Islam: Corte di Giustizia Ue, vietare il velo al lavoro “non costituisce una discriminazione diretta”

“Il divieto di indossare un velo islamico, derivante da una norma interna di un’impresa privata che vieta di indossare in modo visibile qualsiasi segno politico, filosofico o religioso sul luogo di lavoro, non costituisce una discriminazione diretta fondata sulla religione o sulle convinzioni personali ai sensi della direttiva”. A stabilirlo è stata la Corte di Giustizia Ue, che si è pronunciata sul caso di una donna musulmana licenziata in Francia per essersi rifiutata di togliere il velo al lavoro.
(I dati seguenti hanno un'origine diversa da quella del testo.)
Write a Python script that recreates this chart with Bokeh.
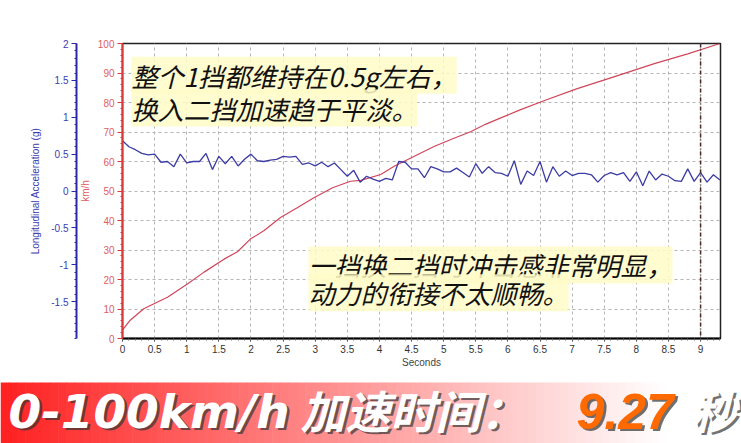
from bokeh.plotting import figure
from bokeh.models import (Range1d, LinearAxis, FixedTicker, SingleIntervalTicker,
                          Span, Label)
from bokeh.layouts import column
from bokeh.embed import file_html
from bokeh.resources import INLINE

# ---------------- data ----------------
acc_time = [0.0, 0.1, 0.2, 0.3, 0.4, 0.5, 0.6, 0.7, 0.8, 0.9,
            1.0, 1.1, 1.2, 1.3, 1.4, 1.5, 1.6, 1.7, 1.8, 1.9,
            2.0, 2.1, 2.2, 2.3, 2.4, 2.5, 2.6, 2.7, 2.8, 2.9,
            3.0, 3.1, 3.2, 3.3, 3.4, 3.5, 3.6, 3.7, 3.8, 3.9,
            4.0, 4.1, 4.2, 4.3, 4.4, 4.5, 4.6, 4.7, 4.8, 4.9,
            5.0, 5.1, 5.2, 5.3, 5.4, 5.5, 5.6, 5.7, 5.8, 5.9,
            6.0, 6.1, 6.2, 6.3, 6.4, 6.5, 6.6, 6.7, 6.8, 6.9,
            7.0, 7.1, 7.2, 7.3, 7.4, 7.5, 7.6, 7.7, 7.8, 7.9,
            8.0, 8.1, 8.2, 8.3, 8.4, 8.5, 8.6, 8.7, 8.8, 8.9,
            9.0, 9.1, 9.2, 9.3]
acc_g = [0.68, 0.60, 0.56, 0.51, 0.49, 0.50, 0.39, 0.40, 0.33, 0.50,
         0.38, 0.40, 0.40, 0.51, 0.29, 0.47, 0.37, 0.47, 0.34, 0.43,
         0.50, 0.41, 0.40, 0.42, 0.43, 0.47, 0.46, 0.47, 0.36, 0.38,
         0.34, 0.39, 0.33, 0.38, 0.29, 0.20, 0.28, 0.12, 0.20, 0.16,
         0.13, 0.17, 0.15, 0.40, 0.39, 0.30, 0.30, 0.18, 0.33, 0.30,
         0.26, 0.26, 0.31, 0.25, 0.19, 0.37, 0.24, 0.33, 0.25, 0.24,
         0.20, 0.41, 0.09, 0.27, 0.21, 0.40, 0.12, 0.33, 0.20, 0.27,
         0.21, 0.24, 0.24, 0.22, 0.12, 0.21, 0.25, 0.22, 0.25, 0.13,
         0.26, 0.07, 0.27, 0.15, 0.23, 0.20, 0.14, 0.13, 0.30, 0.13,
         0.25, 0.12, 0.22, 0.15]

speed_time = [0.0, 0.12, 0.33, 0.70, 1.01, 1.27, 1.58, 1.79, 1.99, 2.20,
              2.46, 2.72, 2.98, 3.27, 3.55, 3.71, 4.02, 4.23, 4.59, 4.85,
              5.16, 5.42, 5.65, 5.89, 6.20, 6.56, 7.08, 7.65, 8.28, 8.80, 9.29]
speed_kmh = [2.8, 6.2, 10.1, 14.0, 18.5, 22.5, 26.9, 29.4, 33.7, 36.5,
             41.0, 44.3, 47.7, 51.1, 53.3, 53.6, 55.6, 58.4, 62.3, 65.1,
             67.9, 70.1, 72.6, 74.8, 77.6, 80.6, 84.7, 88.7, 93.2, 96.5, 99.9]

g_ticks = [-1.5, -1.0, -0.5, 0.0, 0.5, 1.0, 1.5, 2.0]
g_tick_labels = {-1.5: "-1.5", -1.0: "-1", -0.5: "-0.5", 0.0: "0",
                 0.5: "0.5", 1.0: "1", 1.5: "1.5", 2.0: "2"}
finish_time = 9.0

note1 = ["整个1挡都维持在0.5g左右，", "换入二挡加速趋于平淡。"]
note2 = ["一挡换二挡时冲击感非常明显，", "动力的衔接不太顺畅。"]
banner_range = "0-100km/h"
banner_main = "加速时间："
banner_value = "9.27"
banner_unit = "秒"

# ---------------- style ----------------
W = 741
CH = 370                                    # chart canvas height
BH = 443 - CH                               # banner figure height
BAND_TOP = 382                              # coloured band starts here (canvas px)
FL, FR, FT, FB = 122, 720, 43, 340          # frame edges in canvas px
X0, X1 = 0.0, 9.31
V0, V1 = 0.0, 100.0
RED = "#d83a3a"
RED_TXT = "#e06060"
BLUE = "#2a2aa8"
BLUE_TXT = "#3c3cb0"
FONT = "Liberation Sans"
CJK = "Noto Sans CJK SC"


def tx(px):
    return X0 + (px - FL) * (X1 - X0) / (FR - FL)


def vy(py):
    return V0 + (FB - py) * (V1 - V0) / (FB - FT)


p = figure(width=W, height=CH, x_range=Range1d(X0, X1), y_range=Range1d(V0, V1),
           output_backend="svg", toolbar_location=None,
           min_border_left=FL, min_border_right=W - FR, min_border_top=FT,
           min_border_bottom=CH - FB, background_fill_color="white",
           border_fill_color="white", outline_line_color="#222222",
           outline_line_width=1.5)
p.extra_y_ranges = {"acc": Range1d(-2, 2)}

# grid
for g in (p.xgrid, p.ygrid):
    g.grid_line_color = "#b4b4b4"
    g.grid_line_dash = "3 3"
    g.grid_line_width = 1

# x axis
xa = p.xaxis[0]
xa.ticker = SingleIntervalTicker(interval=0.5, num_minor_ticks=5)
xa.axis_line_color = "black"
xa.axis_line_width = 2
xa.major_tick_line_color = "#333333"
xa.minor_tick_line_color = "#666666"
xa.major_tick_out = 3
xa.major_tick_in = 0
xa.minor_tick_out = 2
xa.major_label_text_font = FONT
xa.major_label_text_font_size = "10px"
xa.major_label_text_color = "#333333"
xa.major_label_standoff = 3
xa.axis_label = "Seconds"
xa.axis_label_text_font = FONT
xa.axis_label_text_font_size = "10px"
xa.axis_label_text_font_style = "normal"
xa.axis_label_text_color = "#444444"
xa.axis_label_standoff = 1

# red speed axis (inner)
ya = p.yaxis[0]
ya.ticker = SingleIntervalTicker(interval=10, num_minor_ticks=5)
ya.axis_line_color = RED
ya.axis_line_width = 2
ya.major_tick_line_color = RED
ya.minor_tick_line_color = RED
ya.major_tick_out = 5
ya.major_tick_in = 0
ya.minor_tick_out = 2
ya.major_label_text_font = FONT
ya.major_label_text_font_size = "10px"
ya.major_label_text_color = RED_TXT
ya.major_label_standoff = 3
ya.axis_label = "km/h"
ya.axis_label_text_font = FONT
ya.axis_label_text_font_size = "10px"
ya.axis_label_text_font_style = "normal"
ya.axis_label_text_color = RED_TXT
ya.axis_label_standoff = 4

# blue acceleration axis (outer)
ba = LinearAxis(y_range_name="acc",
                ticker=FixedTicker(ticks=g_ticks,
                                   minor_ticks=[round(-2 + 0.1 * i, 1) for i in range(41)]),
                major_label_overrides=g_tick_labels)
ba.axis_line_color = BLUE
ba.axis_line_width = 2
ba.major_tick_line_color = BLUE
ba.minor_tick_line_color = BLUE
ba.major_tick_out = 5
ba.major_tick_in = 0
ba.minor_tick_out = 2
ba.major_label_text_font = FONT
ba.major_label_text_font_size = "10px"
ba.major_label_text_color = BLUE_TXT
ba.major_label_standoff = 3
ba.axis_label = "Longitudinal Acceleration (g)"
ba.axis_label_text_font = FONT
ba.axis_label_text_font_size = "10px"
ba.axis_label_text_font_style = "normal"
ba.axis_label_text_color = BLUE_TXT
ba.axis_label_standoff = 7
p.add_layout(ba, "left")

# data lines
p.line(speed_time, speed_kmh, line_color="#d0465a", line_width=1.2)
p.line(acc_time, acc_g, y_range_name="acc", line_color="#3c3ca4", line_width=1.3)

# finish marker
p.add_layout(Span(location=finish_time, dimension="height", line_color="#4a2a2a",
                  line_dash="4 2 1 2", line_width=1.5))


# notes
def note(px, py, txt):
    p.add_layout(Label(x=tx(px), y=vy(py), text=txt, text_font=CJK, text_font_size="26px",
                       text_font_style="italic", text_color="#111111",
                       text_baseline="middle", text_align="left",
                       background_fill_color="#fffbc8", background_fill_alpha=0.85))


note(131, 75, note1[0])
note(131, 108, note1[1])
note(308, 266, note2[0])
note(308, 294, note2[1])

# ---------------- banner (separate figure, pixel data units) ----------------
b = figure(frame_width=W, frame_height=BH, x_range=Range1d(0, W), y_range=Range1d(BH, 0),
           output_backend="svg", toolbar_location=None, min_border=0,
           x_axis_location=None, y_axis_location=None,
           outline_line_color=None, background_fill_color="white",
           border_fill_color="white")
b.grid.visible = False
for fig in (p, b):
    if "frame_align" in fig.properties():
        fig.frame_align = False

n = 90
lefts, rights, cols = [], [], []
for i in range(n):
    f = i / (n - 1)
    fade = min(1.0, f / 0.9)
    gb = int(34 + (255 - 34) * fade)
    lefts.append(W * i / n)
    rights.append(W * (i + 1) / n + 0.6)
    cols.append("#%02x%02x%02x" % (255, gb, gb))
b.quad(left=lefts, right=rights, top=[BAND_TOP - CH] * n, bottom=[BH] * n,
       fill_color=cols, line_color=None)


def btxt(px, py, txt, color, font, size, align="left"):
    for dx, dy, col, alpha in ((2.5, 1.5, "#333333", 0.7), (0, 0, color, 1.0)):
        b.add_layout(Label(x=px + dx, y=py - CH + dy, text=txt, text_font=font,
                           text_font_size=size, text_font_style="bold italic",
                           text_color=col, text_alpha=alpha,
                           text_baseline="middle", text_align=align))


btxt(8, 411, banner_range, "white", "DejaVu Sans", "47px")
btxt(300, 409, banner_main, "white", CJK, "45px")
btxt(576, 411, banner_value, "#ff6a00", FONT, "50px")
btxt(736, 409, banner_unit, "white", CJK, "45px", align="right")

layout = column(p, b, spacing=0)
open("out.html", "w").write(file_html(layout, INLINE))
Secondo la Corte, che ha valutato il caso alla luce della direttiva sulla parità di trattamento in materia di occupazione e di condizioni di lavoro, “la norma interna non implica una disparità di trattamento direttamente fondata sulla religione o sulle convinzioni personali”. Potrebbe tuttavia, sottolinea la Corte, rappresentare una discriminazione “indiretta”, qualora venga dimostrato che l’obbligo di abbigliamento neutrale comporta un particolare svantaggio per le persone che aderiscono a una determinata religione o ideologia. Ma anche in questo caso, la “discriminazione indiretta può essere oggettivamente giustificata da una finalità legittima, come il perseguimento, da parte del datore di lavoro, di una politica di neutralità politica, filosofica e religiosa nei rapporti con i clienti”.